A non-linear formulation is given for $ x \geq 0$, $ x’ \geq 0$, $z \geq 0$ and $ \beta $ binary.
$\left\{ \begin{array}{l}
x \geq \beta \cdot z \\
x’ \geq (1- \beta) \cdot z \\
\end{array} \right. $
If $ \beta = 1 $ we get
$\left\{ \begin{array}{l}
x \geq z \\
x’ \geq 0 \\
\end{array} \right. $
If $ \beta = 0 $ we get
$\left\{ \begin{array}{l}
x \geq 0 \\
x’ \geq z \\
\end{array} \right. $
Oppositive case
$\left\{ \begin{array}{l}
z \geq \beta \cdot x \\
z \geq (1- \beta) \cdot x’ \\
\end{array} \right. $
The following formulation is linear, but it is valid only for $z < 1$.
$\left\{ \begin{array}{l}
x \geq (\beta -1) + z \\
x’ \geq - \beta + z \\
\end{array} \right. $
As known, $ (0;1) \cong R$ meaning that a bijective function exists between the open interval and the set of real numbers. Also the generic interval $ (a;b) $ is isomorph to $ (0;1) $, $ (a;b) \cong (0;1) $ by means of the following bijection:
$ f(x):= (x-a)/(b-a) $
Thanks to this observation, the linear formulation of the logical constraints can be given changing the interval where variables are defined.
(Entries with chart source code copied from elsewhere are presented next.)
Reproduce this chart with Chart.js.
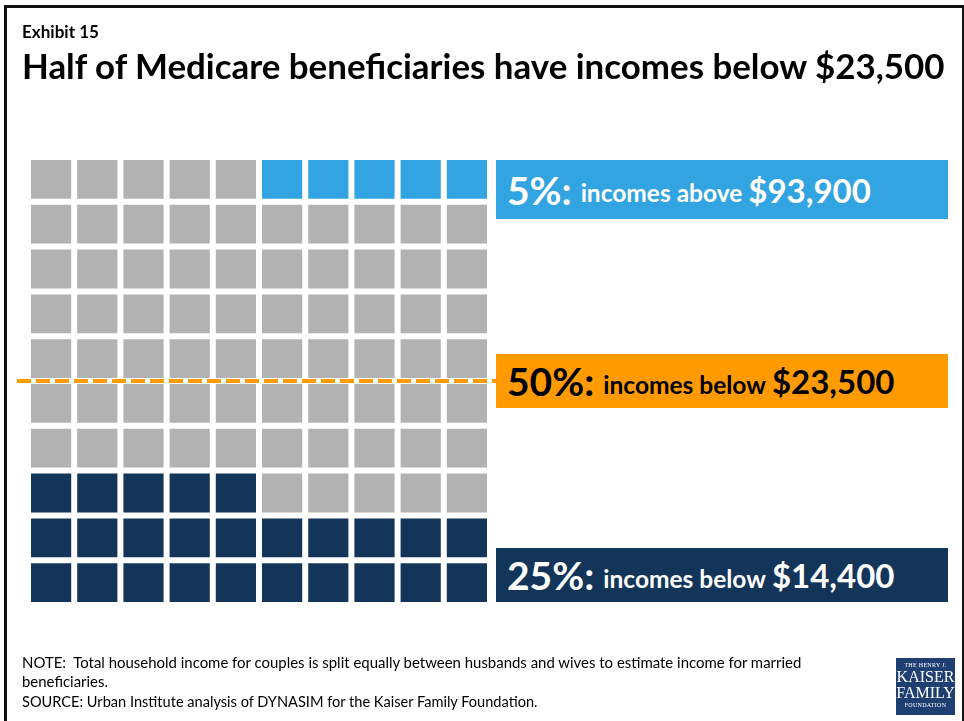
<!DOCTYPE html>
<html>
<head>
<meta charset="utf-8">
<script src="https://cdn.jsdelivr.net/npm/chart.js@4.4.0/dist/chart.umd.min.js"></script>
<style>
  html, body { margin: 0; padding: 0; background: #fff; }
  body { width: 964px; height: 721px; position: relative; overflow: hidden; font-family: Lato, "Open Sans", sans-serif; }
  #frame { position: absolute; left: 4px; top: 5px; width: 955px; height: 740px; border: 3px solid #111; }
  #waffle { position: absolute; left: 0; top: 0; }
  .txt { position: absolute; white-space: nowrap; }
  #exhibit { left: 22px; top: 21px; font-size: 15px; font-weight: 700; }
  #title { left: 22px; top: 45px; font-size: 36px; font-weight: 700; color: #000; }
  .box { position: absolute; left: 496px; width: 452px; height: 54px; display: flex; align-items: center; padding-left: 11px; box-sizing: border-box; font-weight: 700; white-space: nowrap; }
  .box .pct { font-size: 39px; }
  .box .mid { font-size: 24.5px; margin: 0 6px 0 9px; position: relative; top: 3px; }
  .box .amt { font-size: 33px; }
  #bTop { top: 160px; height: 59px; background: #33A4E2; color: #fff; }
  #bMid { top: 354px; background: #FF9A00; color: #000; }
  #bLow { top: 548px; background: #14355A; color: #fff; }
  .note { left: 22px; font-size: 13px; color: #000; }
  #logo { position: absolute; left: 896px; top: 658px; width: 59px; height: 57px; background: #1F3E72; color: #fff; font-family: "Liberation Serif", "DejaVu Serif", serif; text-align: center; }
  #logo div { line-height: 1; }
</style>
</head>
<body>
<div id="frame"></div>
<canvas id="waffle" width="964" height="721"></canvas>
<div class="txt" id="exhibit" data-w="77">Exhibit 15</div>
<div class="txt" id="title" data-w="923">Half of Medicare beneficiaries have incomes below $23,500</div>

<div class="box" id="bTop"><span class="pct">5%:</span><span class="mid">incomes above</span><span class="amt">$93,900</span></div>
<div class="box" id="bMid"><span class="pct">50%:</span><span class="mid">incomes below</span><span class="amt">$23,500</span></div>
<div class="box" id="bLow"><span class="pct">25%:</span><span class="mid">incomes below</span><span class="amt">$14,400</span></div>

<div class="txt note" id="note1" style="top:653px" data-w="780">NOTE:&nbsp; Total household income for couples is split equally between husbands and wives to estimate income for married</div>
<div class="txt note" id="note2" style="top:672px">beneficiaries.</div>
<div class="txt note" style="top:693px" data-w="516">SOURCE: Urban Institute analysis of DYNASIM for the Kaiser Family Foundation.</div>

<div id="logo">
  <div style="font-size:6px;margin-top:4px;letter-spacing:0.3px">THE HENRY J.</div>
  <div style="font-size:16px;margin-top:1px">KAISER</div>
  <div style="font-size:16px">FAMILY</div>
  <div style="font-size:6px;margin-top:1px;letter-spacing:0.3px">FOUNDATION</div>
</div>

<script>
// share of beneficiaries (percent), one waffle cell = 1%
const groups = ['Incomes below $14,400', 'Middle', 'Incomes above $93,900'];
const shares = [25, 70, 5];
const medianShare = 50;
const groupColors = ['#14355A', '#B2B2B2', '#33A4E2'];
const columns = ['1', '2', '3', '4', '5', '6', '7', '8', '9', '10'];
const rows = 10;

// cell colour: low group fills from bottom-left, top group from top-right
function cellColor(row, col) {
  const fromBottom = row * columns.length + col;
  const fromTop = (rows - 1 - row) * columns.length + (columns.length - 1 - col);
  if (fromBottom < shares[0]) return groupColors[0];
  if (fromTop < shares[2]) return groupColors[2];
  return groupColors[1];
}

const datasets = [];
for (let r = 0; r < rows; r++) {
  datasets.push({
    label: 'row ' + (r + 1),
    data: columns.map(() => 1),
    backgroundColor: columns.map((c, i) => cellColor(r, i)),
    borderColor: '#fff',
    borderWidth: 3,
    borderSkipped: false,
    inflateAmount: 0,
    barPercentage: 1,
    categoryPercentage: 1
  });
}

const medianLine = {
  id: 'medianLine',
  afterDatasetsDraw(chart) {
    const { ctx, chartArea, scales } = chart;
    const y = scales.y.getPixelForValue(medianShare / columns.length);
    ctx.save();
    ctx.strokeStyle = '#FF9A00';
    ctx.lineWidth = 4;
    ctx.setLineDash([14, 5]);
    ctx.beginPath();
    ctx.moveTo(chartArea.left - 11, y);
    ctx.lineTo(chartArea.right + 7, y);
    ctx.stroke();
    ctx.restore();
  }
};

new Chart(document.getElementById('waffle'), {
  type: 'bar',
  data: { labels: columns, datasets: datasets },
  options: {
    responsive: false,
    animation: false,
    layout: { padding: { left: 28, top: 157, right: 474, bottom: 116 } },
    plugins: { legend: { display: false }, tooltip: { enabled: false } },
    scales: {
      x: { stacked: true, display: false },
      y: { stacked: true, display: false, min: 0, max: rows }
    }
  },
  plugins: [medianLine]
});

// fit a few text lines to the widths seen in the picture
document.querySelectorAll('[data-w]').forEach(el => {
  const target = +el.dataset.w;
  const fs = parseFloat(getComputedStyle(el).fontSize);
  el.style.fontSize = (fs * target / el.getBoundingClientRect().width) + 'px';
});
document.getElementById('note2').style.fontSize = document.getElementById('note1').style.fontSize;
</script>
</body>
</html>
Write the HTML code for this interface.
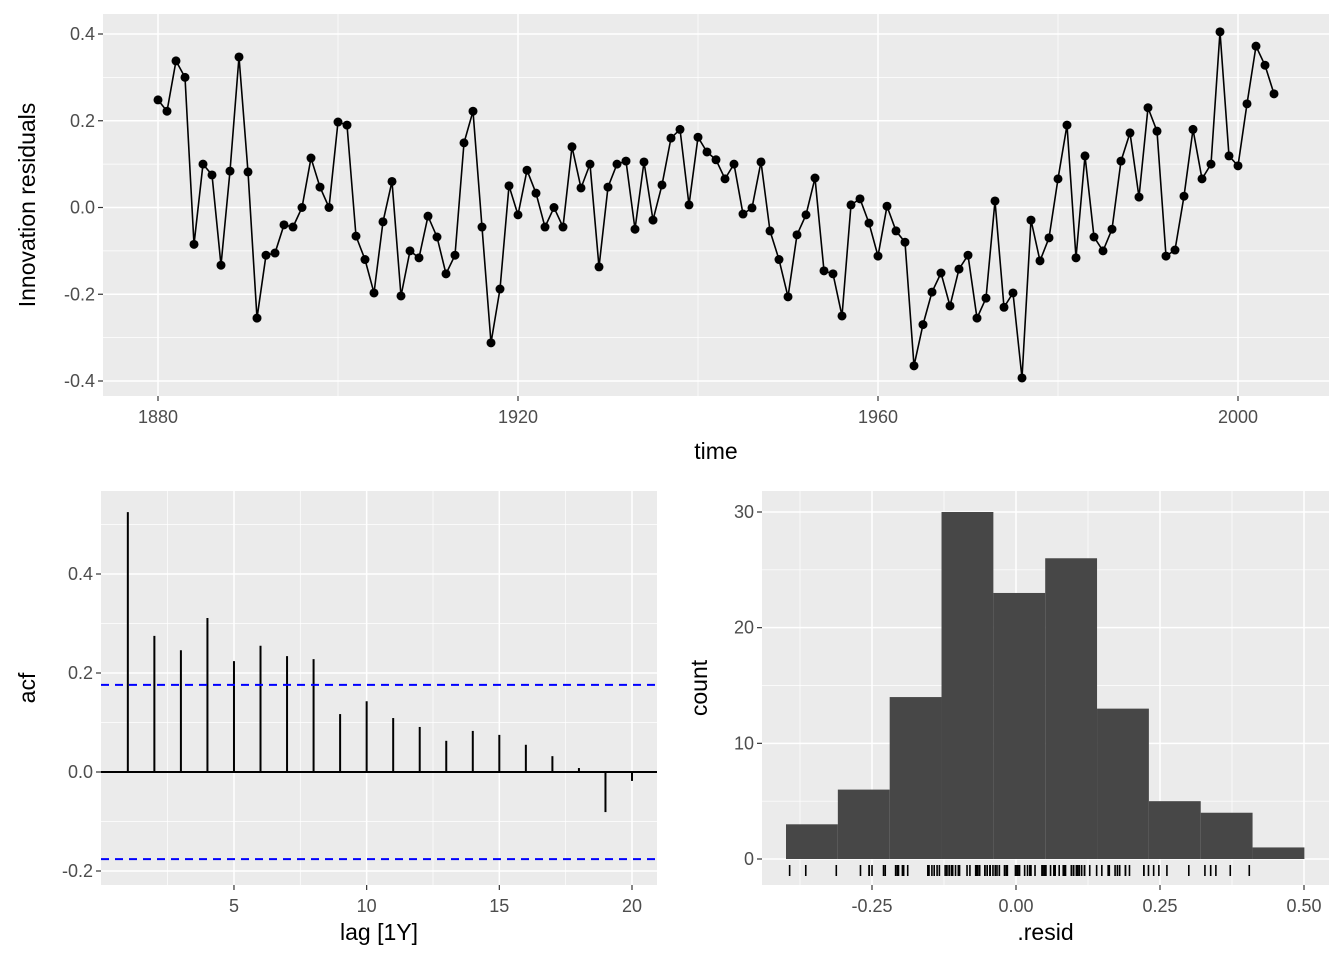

From $ x \geq 0$, $ x’ \geq 0$, $z \geq 0$ and $ \beta $ binary, let introduce $ y := (x-a)/(b-a) $, $ y’ := (x’-a)/(b-a) $’ $ w := (z-a)/(b-a) $ where $a$ and $b$ are suggested from the context of the examinated problem.
‘> $\left\{ \begin{array}{l}
y \geq ( \beta - 1) + w \\
y’ \geq - \beta + w \\
y \in (0;1) \\
y’ \in (0;1) \\
w \in (0;1) \\
\beta binary \\
\end{array} \right. $